Exercise requirements: Give only the number of lines in these records that contain the word "script".

Data extract:
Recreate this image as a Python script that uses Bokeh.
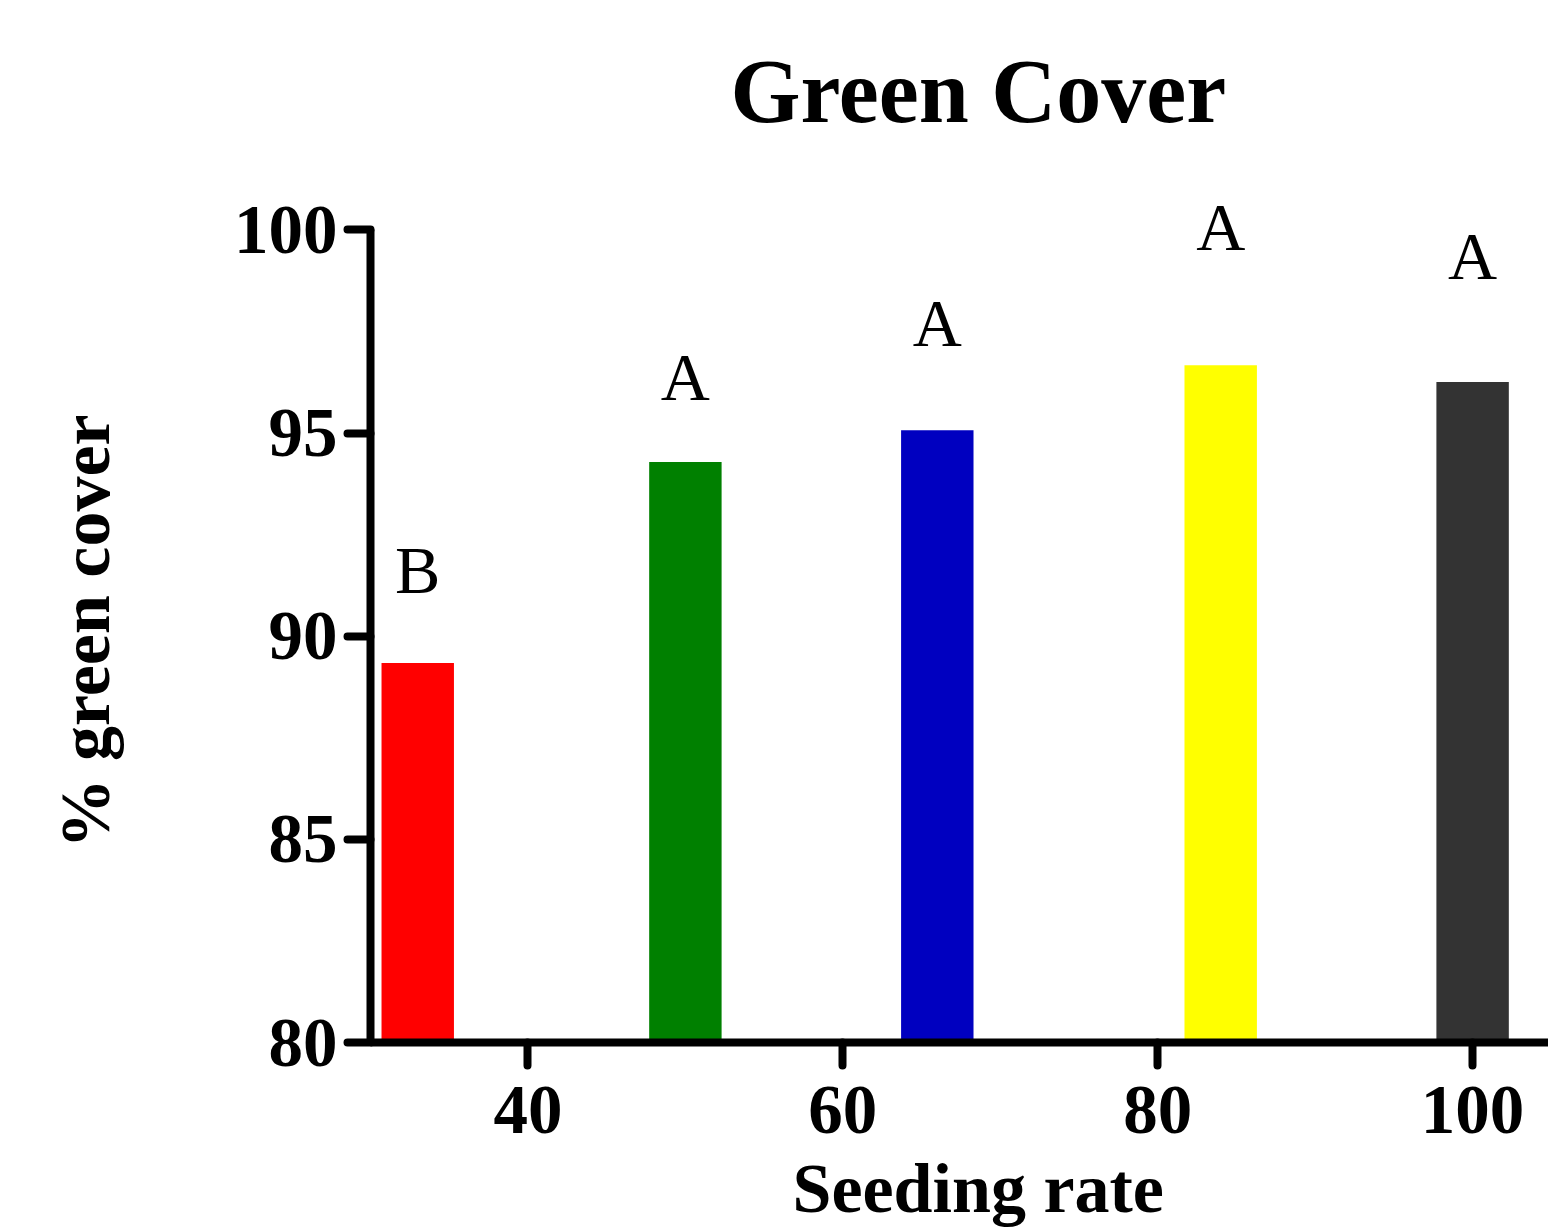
from bokeh.plotting import figure
from bokeh.models import Range1d, FixedTicker, ColumnDataSource, Title, LinearAxis
from bokeh.core.properties import value
from bokeh.embed import file_html
from bokeh.resources import INLINE

# ---- data ----
seeding_rate = [33, 50, 66, 84, 100]
green_cover = [89.34, 94.29, 95.07, 96.67, 96.26]
letter_y = [91.63, 96.38, 97.71, 100.07, 99.37]
letters = ["B", "A", "A", "A", "A"]
bar_colors = ["#FF0000", "#008000", "#0000C0", "#FFFF00", "#333333"]
x_ticks = [40, 60, 80, 100]
y_ticks = [80, 85, 90, 95, 100]

FONT = "Liberation Serif"

src = ColumnDataSource(dict(x=seeding_rate, top=green_cover, ly=letter_y,
                            lab=letters, color=bar_colors))

p = figure(width=1548, height=1230, output_backend="svg", toolbar_location=None,
           x_range=Range1d(30, 104.82), y_range=Range1d(80, 100.726),
           min_border_left=370, min_border_right=0,
           min_border_top=200, min_border_bottom=188,
           title=None)

p.vbar(x="x", top="top", bottom=80, width=4.6, fill_color="color",
       line_color=None, source=src)
p.text(x="x", y="ly", text="lab", source=src, text_align="center",
       text_baseline="middle", text_font=value(FONT), text_font_size="68px",
       text_color="black")

p.xgrid.visible = False
p.ygrid.visible = False
p.outline_line_color = None

p.xaxis.ticker = FixedTicker(ticks=x_ticks)
p.yaxis.ticker = FixedTicker(ticks=y_ticks)
p.yaxis.bounds = (80, 100)

for ax in (p.xaxis, p.yaxis):
    ax.axis_line_width = 8
    ax.axis_line_color = "black"
    ax.major_tick_line_width = 8
    ax.major_tick_line_color = "black"
    ax.major_tick_line_cap = "round"
    ax.major_tick_out = 23
    ax.major_tick_in = 0
    ax.minor_tick_line_color = None
    ax.major_label_text_font = FONT
    ax.major_label_text_font_size = "69px"
    ax.major_label_text_font_style = "bold"
    ax.major_label_text_color = "black"

p.xaxis.major_label_standoff = 21
p.yaxis.major_label_standoff = 10


def spacer(size, at):
    # blank axis (one white hair-line tick in an empty area, blank label)
    # used only to reserve space in a side panel
    return LinearAxis(ticker=FixedTicker(ticks=[at], minor_ticks=[]),
                      axis_line_color=None,
                      major_tick_line_color="white", major_tick_line_width=1,
                      major_tick_out=size, major_tick_in=0,
                      minor_tick_line_color=None, minor_tick_out=0,
                      minor_tick_in=0, major_label_standoff=0,
                      major_label_overrides={at: ""},
                      major_label_text_font_size="1px",
                      major_label_text_color="white")


def label(text, size, **kw):
    return Title(text=text, text_font=FONT, text_font_size=size,
                 text_font_style="bold", text_color="black", standoff=0, **kw)


# chart title
p.add_layout(spacer(60, 30.5), "above")
p.add_layout(label("Green Cover", "90px", align="left", offset=360,
                   vertical_align="bottom"), "above")

# y axis title
p.add_layout(spacer(107, 81), "left")
p.add_layout(label("% green cover", "70px", align="left", offset=194,
                   vertical_align="bottom"), "left")

# x axis title
p.add_layout(spacer(14, 31), "below")
p.add_layout(label("Seeding rate", "70px", align="left", offset=422,
                   vertical_align="top"), "below")

open("out.html", "w").write(file_html(p, INLINE))
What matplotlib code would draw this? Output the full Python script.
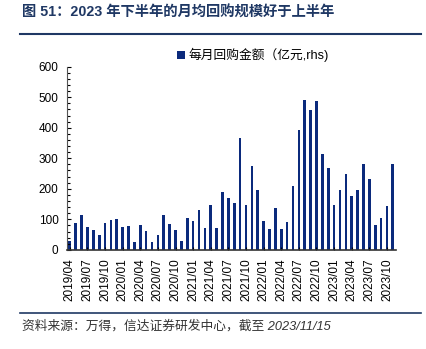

Result of this exercise: 2